● To be done
Find the word "seaborn" in the data. Return every line where it appears.

________________

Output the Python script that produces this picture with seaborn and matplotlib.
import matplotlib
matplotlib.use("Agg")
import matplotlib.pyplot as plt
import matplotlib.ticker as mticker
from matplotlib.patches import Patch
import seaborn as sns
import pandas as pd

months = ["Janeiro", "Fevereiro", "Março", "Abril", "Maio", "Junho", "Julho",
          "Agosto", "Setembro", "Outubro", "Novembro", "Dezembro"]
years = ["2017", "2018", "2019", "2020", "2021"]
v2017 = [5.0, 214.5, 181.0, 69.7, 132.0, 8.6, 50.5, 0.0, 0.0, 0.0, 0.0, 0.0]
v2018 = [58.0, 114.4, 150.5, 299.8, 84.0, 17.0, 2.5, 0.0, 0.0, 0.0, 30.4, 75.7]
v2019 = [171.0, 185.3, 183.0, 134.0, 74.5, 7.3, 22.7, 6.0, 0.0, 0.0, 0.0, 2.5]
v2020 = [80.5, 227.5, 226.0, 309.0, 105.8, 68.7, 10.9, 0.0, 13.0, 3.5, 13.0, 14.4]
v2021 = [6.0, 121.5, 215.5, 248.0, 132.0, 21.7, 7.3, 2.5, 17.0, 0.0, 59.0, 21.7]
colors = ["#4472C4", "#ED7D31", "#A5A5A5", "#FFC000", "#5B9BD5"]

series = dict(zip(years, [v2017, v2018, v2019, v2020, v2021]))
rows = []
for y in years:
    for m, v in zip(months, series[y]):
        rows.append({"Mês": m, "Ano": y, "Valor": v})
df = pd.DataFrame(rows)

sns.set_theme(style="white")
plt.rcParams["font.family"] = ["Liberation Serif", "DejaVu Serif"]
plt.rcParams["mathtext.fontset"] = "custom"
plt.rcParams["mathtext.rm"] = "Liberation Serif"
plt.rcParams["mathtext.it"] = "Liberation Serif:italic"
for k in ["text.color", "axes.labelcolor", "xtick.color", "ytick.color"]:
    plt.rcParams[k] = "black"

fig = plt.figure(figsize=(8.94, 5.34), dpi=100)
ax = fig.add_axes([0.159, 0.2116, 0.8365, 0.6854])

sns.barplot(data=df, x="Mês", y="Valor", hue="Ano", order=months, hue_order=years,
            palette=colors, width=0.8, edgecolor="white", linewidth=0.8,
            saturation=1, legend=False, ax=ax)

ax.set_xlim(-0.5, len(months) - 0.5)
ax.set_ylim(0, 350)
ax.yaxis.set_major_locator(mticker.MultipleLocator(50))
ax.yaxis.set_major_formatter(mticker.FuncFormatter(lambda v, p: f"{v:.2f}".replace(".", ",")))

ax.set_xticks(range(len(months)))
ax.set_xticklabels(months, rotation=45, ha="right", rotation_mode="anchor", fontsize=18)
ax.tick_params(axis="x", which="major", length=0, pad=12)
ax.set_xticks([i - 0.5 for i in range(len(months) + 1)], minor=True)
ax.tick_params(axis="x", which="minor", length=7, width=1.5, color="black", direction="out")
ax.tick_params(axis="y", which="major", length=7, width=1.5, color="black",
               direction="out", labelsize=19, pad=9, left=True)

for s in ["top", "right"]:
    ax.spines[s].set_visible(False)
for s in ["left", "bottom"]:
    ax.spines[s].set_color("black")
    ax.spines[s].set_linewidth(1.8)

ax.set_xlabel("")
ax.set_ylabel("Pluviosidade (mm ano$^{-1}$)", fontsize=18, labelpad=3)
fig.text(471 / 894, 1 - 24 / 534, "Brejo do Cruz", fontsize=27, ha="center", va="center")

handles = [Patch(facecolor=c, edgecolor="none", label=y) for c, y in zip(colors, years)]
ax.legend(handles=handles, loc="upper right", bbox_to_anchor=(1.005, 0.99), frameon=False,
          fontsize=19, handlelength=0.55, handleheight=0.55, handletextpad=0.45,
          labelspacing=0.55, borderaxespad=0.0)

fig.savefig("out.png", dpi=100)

________________

● Exercise solution
Output the Python script that produces this picture with seaborn and matplotlib.
import seaborn as sns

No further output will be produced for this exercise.